Life-saving abortions don’t exist. pic.twitter.com/aR9t4KXlmo
— Students for Life of America (@StudentsforLife) June 28, 2023
Kristan Hawkins, who is paid a six-figure salary to lead pro-life Students for Life and wants to ban birth control, falsely claimed in a Twitter video “there is no such thing as a life-saving abortion,” an anti-abortion talking point that has been debunked by medical experts.
Stacey Beck, MD and Assistant Professor at the Department of Obstetrics, Gynecology, and Reproductive Sciences, Maternal Fetal Medicine at the University of Pittsburgh Physicians, told Reuters when an abortion may be needed to save a woman’s life:
One of the most common reasons I help women to terminate their pregnancy is because their water is broke [early in pregnancy] and they have an infection.
[If there’s a clear sign of infection, the condition can be life threatening] because there is an extremely high risk that the infection inside of the uterus spreads very quickly into her bloodstream and she becomes septic. If she continues the pregnancy it comes at a very high risk of death.
[If a woman is bleeding so heavily that she can go into hemorrhagic shock] then we would also recommend a very urgent termination of pregnancy or abortion as a life saving measure for the mom, in order to prevent her bleeding to death.
The American College of Obstetricians and Gynecologists notes when an abortion is necessary to save a woman’s life:
Pregnancy complications, including placental abruption, bleeding from placenta previa, preeclampsia or eclampsia, and cardiac or renal conditions, may be so severe that abortion is the only measure to preserve a woman’s health or save her life.
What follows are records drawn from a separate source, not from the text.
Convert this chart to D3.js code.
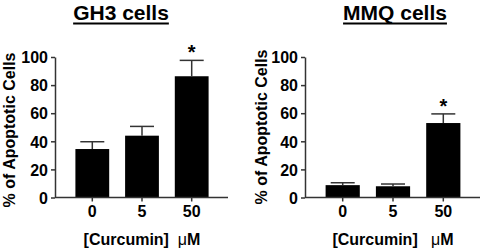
<!DOCTYPE html>
<html>
<head>
<meta charset="utf-8">
<script src="https://cdn.jsdelivr.net/npm/d3@7"></script>
<style>
  body { margin: 0; background: #fff; }
  text { font-family: "Liberation Sans", Arial, sans-serif; font-weight: bold; }
</style>
</head>
<body>
<div id="wrapper"></div>
<script>
// doses (x categories)
var doses = ["0", "5", "50"];
var yTicks = [0, 20, 40, 60, 80, 100];

// % apoptotic cells, mean and top of error bar
var gh3Mean = [34.5, 44, 86.3];
var gh3Err = [39.7, 50.6, 97.6];
var gh3Star = [false, false, true];

var mmqMean = [8.8, 8, 53];
var mmqErr = [10.5, 9.6, 59.5];
var mmqStar = [false, false, true];

var W = 482, H = 252;
var svg = d3.select("#wrapper").append("svg")
    .attr("width", W)
    .attr("height", H);

function drawPanel(opts) {
  var data = doses.map(function(d, i) {
    return {dose: d, mean: opts.mean[i], err: opts.err[i], star: opts.star[i]};
  });

  var y = d3.scaleLinear().domain([0, 100]).range([197.5, 57]);
  var x = d3.scaleBand()
      .domain(doses)
      .range([opts.x0 + 4.5, opts.x1 - 3.5])
      .padding(0.32);

  var g = svg.append("g");

  // title, underlined
  var title = g.append("text")
      .attr("x", opts.titleX)
      .attr("y", 20)
      .attr("text-anchor", "middle")
      .style("font-size", "21px")
      .text(opts.title);
  var bb = title.node().getBBox();
  g.append("line")
      .attr("x1", bb.x).attr("x2", bb.x + bb.width)
      .attr("y1", 23.5).attr("y2", 23.5)
      .attr("stroke", "#000")
      .attr("stroke-width", 2);

  // bars
  g.selectAll(".bar")
      .data(data)
    .enter().append("rect")
      .attr("class", "bar")
      .attr("x", function(d) { return x(d.dose); })
      .attr("width", x.bandwidth())
      .attr("y", function(d) { return y(d.mean); })
      .attr("height", function(d) { return y(0) - y(d.mean); })
      .attr("fill", "#000");

  // error bars (upper only)
  var cx = function(d) { return x(d.dose) + x.bandwidth() / 2; };
  g.selectAll(".err")
      .data(data)
    .enter().append("line")
      .attr("x1", cx).attr("x2", cx)
      .attr("y1", function(d) { return y(d.mean); })
      .attr("y2", function(d) { return y(d.err); })
      .attr("stroke", "#333")
      .attr("stroke-width", 1.5);
  g.selectAll(".cap")
      .data(data)
    .enter().append("line")
      .attr("x1", function(d) { return cx(d) - 12; })
      .attr("x2", function(d) { return cx(d) + 12; })
      .attr("y1", function(d) { return y(d.err); })
      .attr("y2", function(d) { return y(d.err); })
      .attr("stroke", "#333")
      .attr("stroke-width", 1.5);

  // significance stars
  g.selectAll(".star")
      .data(data.filter(function(d) { return d.star; }))
    .enter().append("text")
      .attr("x", cx)
      .attr("y", function(d) { return y(d.err) - 1; })
      .attr("text-anchor", "middle")
      .style("font-size", "20px")
      .text("*");

  // y axis
  var yAxis = g.append("g")
      .attr("transform", "translate(" + opts.x0 + ",0)")
      .call(d3.axisLeft(y).tickValues(yTicks).tickSize(4).tickSizeOuter(0).tickPadding(3));
  yAxis.select(".domain").attr("stroke", "#333").attr("stroke-width", 1.5);
  yAxis.selectAll(".tick line").attr("stroke", "#333").attr("stroke-width", 1.5);
  yAxis.selectAll("text")
      .attr("fill", "#000")
      .style("font-size", "16px")
      .attr("font-family", null)
      .attr("dy", "0.36em");

  // x axis
  var xAxis = g.append("g")
      .attr("transform", "translate(0," + y(0) + ")")
      .call(d3.axisBottom(x).tickSize(4).tickPadding(4));
  xAxis.select(".domain").remove();
  xAxis.append("line")
      .attr("x1", opts.x0).attr("x2", opts.x1)
      .attr("stroke", "#333")
      .attr("stroke-width", 1.5);
  xAxis.selectAll(".tick line").attr("stroke", "#333").attr("stroke-width", 1.5);
  xAxis.selectAll("text")
      .attr("fill", "#000")
      .style("font-size", "16px")
      .attr("font-family", null);

  // axis labels
  g.append("text")
      .attr("transform", "translate(" + opts.yLabelX + "," + opts.yLabelY + ") rotate(-90)")
      .attr("text-anchor", "middle")
      .style("font-size", "16px")
      .text("% of Apoptotic Cells");

  var xl = g.append("text")
      .attr("x", x("5") + x.bandwidth() / 2)
      .attr("y", 245)
      .attr("text-anchor", "middle")
      .style("font-size", "16px");
  xl.append("tspan").text("[Curcumin]" + opts.gap);
  xl.append("tspan").style("font-weight", "normal").text("\u03bc");
  xl.append("tspan").text("M");
}

drawPanel({title: "GH3 cells", titleX: 121, x0: 55, x1: 228, yLabelX: 15, yLabelY: 130,
           mean: gh3Mean, err: gh3Err, star: gh3Star, gap: "\u00a0\u00a0"});
drawPanel({title: "MMQ cells", titleX: 395, x0: 305, x1: 480, yLabelX: 267, yLabelY: 127,
           mean: mmqMean, err: mmqErr, star: mmqStar, gap: "\u00a0\u00a0\u00a0"});
</script>
</body>
</html>
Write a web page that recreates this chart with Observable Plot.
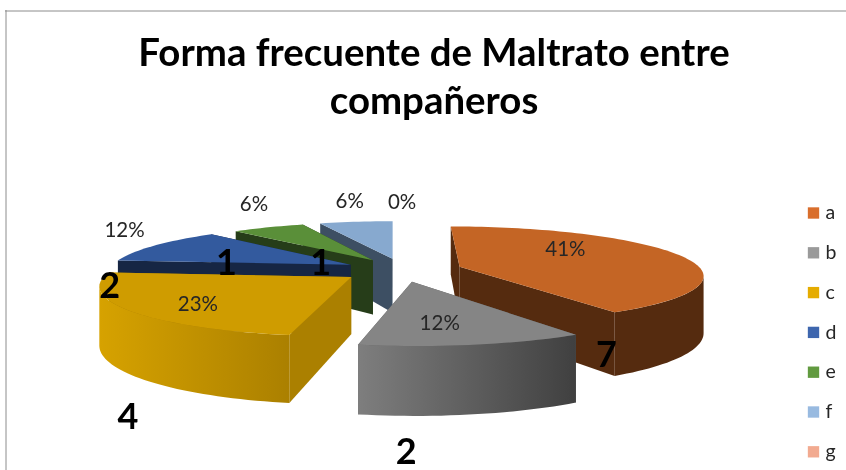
<!DOCTYPE html>
<html>
<head>
<meta charset="utf-8">
<style>
html,body{margin:0;padding:0;background:#fff;overflow:hidden}
svg{filter:blur(0.45px)}
</style>
<script src="https://cdn.jsdelivr.net/npm/d3@7"></script>
<script src="https://cdn.jsdelivr.net/npm/@observablehq/plot@0.6"></script>
</head>
<body>
<script>
// ---- data ----
const titleLines = ["Forma frecuente de Maltrato entre", "compañeros"];
const categories = ["a", "b", "c", "d", "e", "f", "g"];
const counts = [7, 2, 4, 2, 1, 1, 0];
const percents = ["41%", "12%", "23%", "12%", "6%", "6%", "0%"];

// ---- styles ----
const topColors = ["#c46525", "#858585", "#cf9c00", "#335a9e", "#5a8f39", "#87a9cf", "#eea98d"];
const wallColors = ["#552b0f", "#5a5a5a", "#ab8000", "#162644", "#263d19", "#3d4f63", "#8a5a48"];
const legendColors = ["#d96e2c", "#9a9a9a", "#e5ac00", "#3e66ae", "#619a3f", "#98bae0", "#f2aa90"];
const rimGradients = {
  b: ["#7e7e7e", "#404040"],
  c: ["#d6a200", "#ab8000"]
};
const drawOrder = ["f", "e", "d", "a", "c", "b"];

// ---- per-slice adjustments of the exploded position and radius (pie units) ----
const nudgeX = [0, -0.012, -0.016, -0.002, 0, 0, 0];
const radius = [0.98, 1.02, 0.98, 0.98, 0.96, 0.96, 1];

// ---- label offsets from the anchor on each slice (pixels) ----
const pctOffsets = [[-38, -9], [-9.5, 3], [-13.5, 7], [-95.5, -22], [-48, -34], [-18, -32], [0, -30]];
const countOffsets = [[3, 97], [-43, 132], [-83.5, 120], [-110.5, 34], [-75.5, 25], [-47, 30], null];

// ---- 3-D pie camera ----
const cam = {vx: 393, vy: -34, A: 1544, B: 1899, D: 6.25, X0: 0.04, T0: 0.01, explode: 0.24, H: 350};
const project = (X, t, lowered = false) => {
  const w = cam.D + t;
  return {x: cam.vx + cam.A * X / w, y: cam.vy + cam.B / w + (lowered ? cam.H / w : 0)};
};

const arcs = d3.pie().sort(null).value(d => d)(counts);
const slices = categories.map((name, i) => {
  const {startAngle: a0, endAngle: a1} = arcs[i];
  const mid = (a0 + a1) / 2;
  const cx = cam.X0 + cam.explode * Math.sin(mid) + nudgeX[i];
  const ct = cam.T0 + cam.explode * Math.cos(mid);
  const at = (a, r = 1) => [cx + radius[i] * r * Math.sin(a), ct + radius[i] * r * Math.cos(a)];
  return {name, i, a0, a1, mid, cx, ct, at};
});

const samples = (a0, a1) => {
  const n = Math.max(1, Math.ceil((a1 - a0) / 0.03));
  return d3.range(n + 1).map(k => a0 + (a1 - a0) * k / n);
};
const P = (xt, low) => project(xt[0], xt[1], low);

function polygons(s) {
  const out = [];
  const ctr = [s.cx, s.ct];
  const wall = (a) => {
    const e = s.at(a);
    return {mean: (ctr[1] + e[1]) / 2, pts: [P(ctr), P(e), P(e, true), P(ctr, true)], fill: wallColors[s.i]};
  };
  const parts = [wall(s.a0), wall(s.a1)];
  // the rim is only seen between the two screen extremes of the full circle
  const circle = samples(0, 2 * Math.PI);
  const lo = Math.max(s.a0, d3.greatest(circle, a => P(s.at(a)).x));
  const hi = Math.min(s.a1, d3.least(circle, a => P(s.at(a)).x));
  if (hi > lo) {
    const as = samples(lo, hi);
    const pts = [...as.map(a => P(s.at(a))), ...as.slice().reverse().map(a => P(s.at(a), true))];
    parts.push({mean: -1, pts, fill: rimGradients[s.name] ? `url(#rim-${s.name})` : wallColors[s.i]});
  }
  parts.sort((p, q) => q.mean - p.mean);
  out.push(...parts);
  out.push({pts: [P(ctr), ...samples(s.a0, s.a1).map(a => P(s.at(a)))], fill: topColors[s.i]});
  return out;
}

const polyMarks = drawOrder.flatMap(n => polygons(slices[categories.indexOf(n)]))
  .map(p => Plot.line(p.pts, {x: "x", y: "y", fill: p.fill, stroke: "none", curve: "linear-closed"}));

const defs = () => {
  const d = d3.create("svg:defs");
  for (const [k, [c0, c1]] of Object.entries(rimGradients)) {
    const g = d.append("linearGradient").attr("id", `rim-${k}`);
    g.append("stop").attr("offset", "0%").attr("stop-color", c0);
    g.append("stop").attr("offset", "100%").attr("stop-color", c1);
  }
  return d.node();
};

const anchors = slices.map(s => P(s.at(s.mid, 0.65)));
const pctRows = percents.map((label, i) => ({
  label, x: anchors[i].x + pctOffsets[i][0], y: anchors[i].y + pctOffsets[i][1]
}));
const countRows = counts.flatMap((v, i) => countOffsets[i] ? [{
  label: String(v), x: anchors[i].x + countOffsets[i][0], y: anchors[i].y + countOffsets[i][1]
}] : []);

const legendRows = categories.map((name, i) => ({name, color: legendColors[i], y: 212.5 + i * 39.8}));

const fontFamily = "Lato, 'Open Sans', sans-serif";
const chart = Plot.plot({
  width: 846, height: 470,
  margin: 0,
  x: {domain: [0, 846], range: [0, 846], axis: null},
  y: {domain: [0, 470], range: [0, 470], axis: null},
  style: {background: "#fff", fontFamily, display: "block"},
  marks: [
    defs,
    Plot.ruleY([10.5], {x1: 5, x2: 846, stroke: "#8c8c8c", strokeWidth: 1}),
    Plot.ruleX([5.5], {y1: 10, y2: 470, stroke: "#8c8c8c", strokeWidth: 1}),
    Plot.text(titleLines, {
      x: 433.5, y: (d, i) => 53 + i * 48, text: d => d,
      fontSize: 38.4, fontWeight: 700, fill: "#000", textAnchor: "middle", lineAnchor: "middle"
    }),
    ...polyMarks,
    Plot.text(pctRows, {x: "x", y: "y", text: "label", fontSize: 20.5, fill: "#262626", textAnchor: "middle", lineAnchor: "middle"}),
    Plot.text(countRows, {x: "x", y: "y", text: "label", fontSize: 36, fontWeight: 700, fill: "#000", textAnchor: "middle", lineAnchor: "middle"}),
    Plot.dot(legendRows, {x: () => 813, y: "y", fill: "color", symbol: "square", r: 6.4}),
    Plot.text(legendRows, {x: () => 825, y: "y", text: "name", fontSize: 19.5, fill: "#262626", textAnchor: "start", lineAnchor: "middle"})
  ]
});
document.body.appendChild(chart);
</script>
</body>
</html>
Dr. Barbara Ley, vice president of health policy at the American College of Obstetricians and Gynecologists, explained to CNN the situations in which an abortion is needed to save a woman’s life:
They might include premature rupture of membranes (where the fluid surrounding the fetus is lost before labor), uterine infection, preeclampsia, placental abruption and placenta accreta. Women under these circumstances may have extensive blood loss or septic shock that can be fatal.